Indeed, as was already noted, both notions are integrated in Chinese political culture. Beijing’s approach to gas imports has informed its general approach to Russia. China’s major goal is to limit the importance of foreign gas which could make China dependent on foreign powers. In addition, reliance on LNG creates an additional problem, as it comes by sea and it will take time before China’s navy can match that of the US.

Despite the supposed rise in Chinese demand for gas, Beijing had been lukewarm in its approach to the Russian proposal to build a gas line to China for years. The situation changed in 2014.  

The reason for the change was not just, as one could assume, the considerable price discount, but also Russia’s new geopolitical position. After the beginning of the Ukrainian crisis in 2014, Russia’s relationship with the West worsened considerably, and by geopolitical logic, it started to move closer to the East, with China as one of the most logical options. In this new reading, Russia became not just a provider among many, but a potential friend. Consequently, it required concessions on China’s side.

While Russia’s relationship with the West deteriorated, Moscow did not want to break with the West.
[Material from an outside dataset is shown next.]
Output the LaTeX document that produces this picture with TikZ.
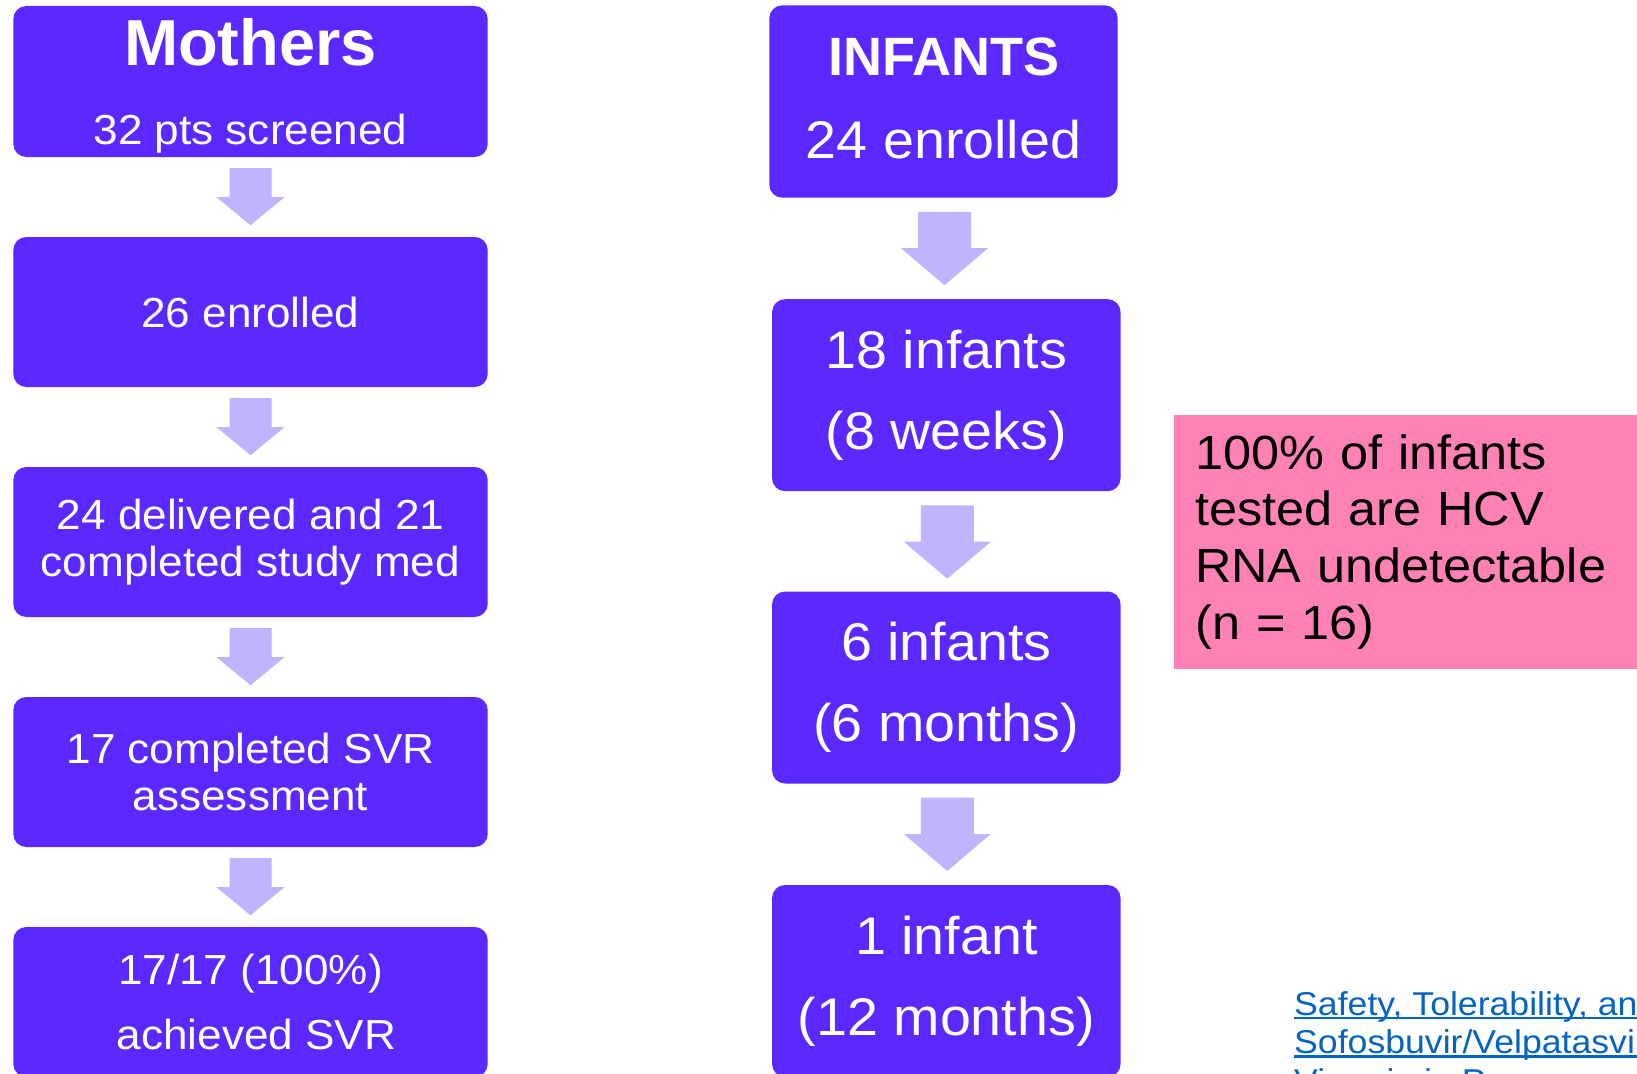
\documentclass[tikz,border=0pt]{standalone}
\usepackage{fontspec}
\setmainfont{Liberation Sans}[FakeStretch=1.05]
\newfontfamily\headfont{Liberation Sans}
\newfontfamily\linkfont{Liberation Sans}[FakeStretch=1.08]
\usetikzlibrary{calc}
\definecolor{boxc}{HTML}{5B28FF}
\definecolor{arrc}{HTML}{C0B4FF}
\definecolor{pinkc}{HTML}{FF82B7}
\definecolor{linkc}{HTML}{0563C1}
\newcommand\ulink[1]{\setbox0\hbox{#1}\rlap{\rule[-4pt]{\wd0}{2.6pt}}\box0}
\newcommand\flowarrowL[1]{\fill[arrc, shift={($(#1.south)+(0,11)$)}] (-21,0) -- (21,0) -- (21,29) -- (34,29) -- (0,57) -- (-34,29) -- (-21,29) -- cycle;}
\newcommand\flowarrowR[1]{\fill[arrc, shift={($(#1.south)+(1,14)$)}] (-26.5,0) -- (26.5,0) -- (26.5,36.3) -- (43.5,36.3) -- (0,73.3) -- (-43.5,36.3) -- (-26.5,36.3) -- cycle;}
\begin{document}
\begin{tikzpicture}[x=1pt,y=-1pt,
  lbox/.style={fill=boxc, rounded corners=13pt, text=white, align=center, inner sep=0pt,
    minimum width=474.4pt, minimum height=150pt, font=\fontsize{42}{47}\selectfont},
  ibox/.style={fill=boxc, rounded corners=13pt, text=white, align=center, inner sep=0pt,
    minimum width=348.5pt, minimum height=192pt, font=\fontsize{53}{81}\selectfont},
  notebox/.style={fill=pinkc, text=black, align=left, anchor=north west, inner xsep=21.7pt,
    inner ysep=0pt, text width=433pt, minimum height=253.3pt, font=\fontsize{48}{56.7}\selectfont},
  linktext/.style={text=linkc, align=left, anchor=north west, inner sep=0pt,
    font=\linkfont\fontsize{33}{38.5}\selectfont}]
\useasboundingbox (0,0) rectangle (1637,1073);
\clip (0,0) rectangle (1637,1073);
\fill[white] (0,0) rectangle (1637,1073);

% Mothers column
\node[lbox, minimum height=151pt, font=\fontsize{42}{79}\selectfont] (m1) at (250.5,81.5)
  {{\headfont\bfseries\fontsize{65}{79}\selectfont\rule{0pt}{55pt}Mothers}\\32 pts screened};
\node[lbox] (m2) at (250.5,312) {26 enrolled};
\node[lbox] (m3) at (250.5,542) {24 delivered and 21\\completed study med};
\node[lbox] (m4) at (250.5,772) {17 completed SVR\\assessment};
\node[lbox, font=\fontsize{42}{65}\selectfont] (m5) at (250.5,1002) {17/17 (100\%)\\\hspace*{12pt}achieved SVR};

\flowarrowL{m1}
\flowarrowL{m2}
\flowarrowL{m3}
\flowarrowL{m4}

% Infants column
\node[ibox, minimum width=348.4pt, minimum height=192.4pt, font=\fontsize{53}{83}\selectfont] (i1) at (943.5,101.5)
  {{\headfont\bfseries\fontsize{54}{83}\selectfont INFANTS}\\24 enrolled\rule[-7pt]{0pt}{7pt}};
\node[ibox] (i2) at (946.3,395.2) {18 infants\\(8 weeks)};
\node[ibox] (i3) at (946.3,687.5) {6 infants\\(6 months)};
\node[ibox] (i4) at (946.3,981) {1 infant\\(12 months)};

\flowarrowR{i1}
\flowarrowR{i2}
\flowarrowR{i3}

% Result note
\node[notebox] (note) at (1173.3,415)
  {100\% of infants\\tested are HCV\\RNA undetectable\\(n = 16)};

% Reference link
\node[linktext] (ref) at (1294,991)
  {\ulink{Safety, Tolerability, and Efficacy of}\\\ulink{Sofosbuvir/Velpatasvir in Pregnant}\\\ulink{Viremia in Pregnancy}};
\end{tikzpicture}
\end{document}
This had implications for the Chinese approach. Beijing demonstrated little interest in additional gas from Russia, despite Moscow’s proposal to provide additional gas lines. And some Western observers started to assume that Russia/China energy deals were in trouble.

Now though the recent dramatic worsening of Russia’s relationship with the West and Beijing’s similar tensions with Washington have changed Beijing’s approach to Russian gas and speeding up work on the Power of Siberia, which, as Chinese officials implied, has “geopolitical and strategic value.”

Moscow was clearly happy to provide more gas, for a variety of reasons. Nord Stream 2 continued to face strong resistance from Washington and eastern Europe. The second string of TurkStream is also up in the air owing to Ankara’s new shift in foreign policy and attempts to find a common language with Washington. 

It is true that some Russian observers are realistic: they see Russia’s rising sales of gas and other raw materials to China have transformed Russia into a raw materials appendage for China.

But not everyone sees China’s demands as geopolitical favours which could be withdrawn at any moment. One observer, for example, noted that China indeed has a lot of shale gas, but it is expensive to extract compared with deliveries from Russia. 

TASS, Russia’s official information agency, also is convinced that China’s demand for Russia’s gas is also due to China’s true economic interests, and Gazprom assured China that Power of Siberia is almost completed. Gazprom is ready to send gas to China, not just from Siberian fields, but also from its assets in Uzbekistan.

What is the implication of the story? Chinese interest in different sources of natural gas is not purely economic but it is part of a much bigger geopolitical picture. At present, Beijing has no desire to engage in a full-fledged trade war with Washington and is ready to provide the Trump administration with some economic perks which could appear to be a Chinese concession to the “smart” and “tough” Trump.

At the same time, these perks could, in the long run of course, provide inroads into the American economy and finally influence US politics. Still, the trade and other tensions with Washington could well change China’s economy and geopolitical trajectory toward the USA. Beijing has sent a message that Alaskan LNG is not much needed, and China has plenty of other options, Russia being one of them.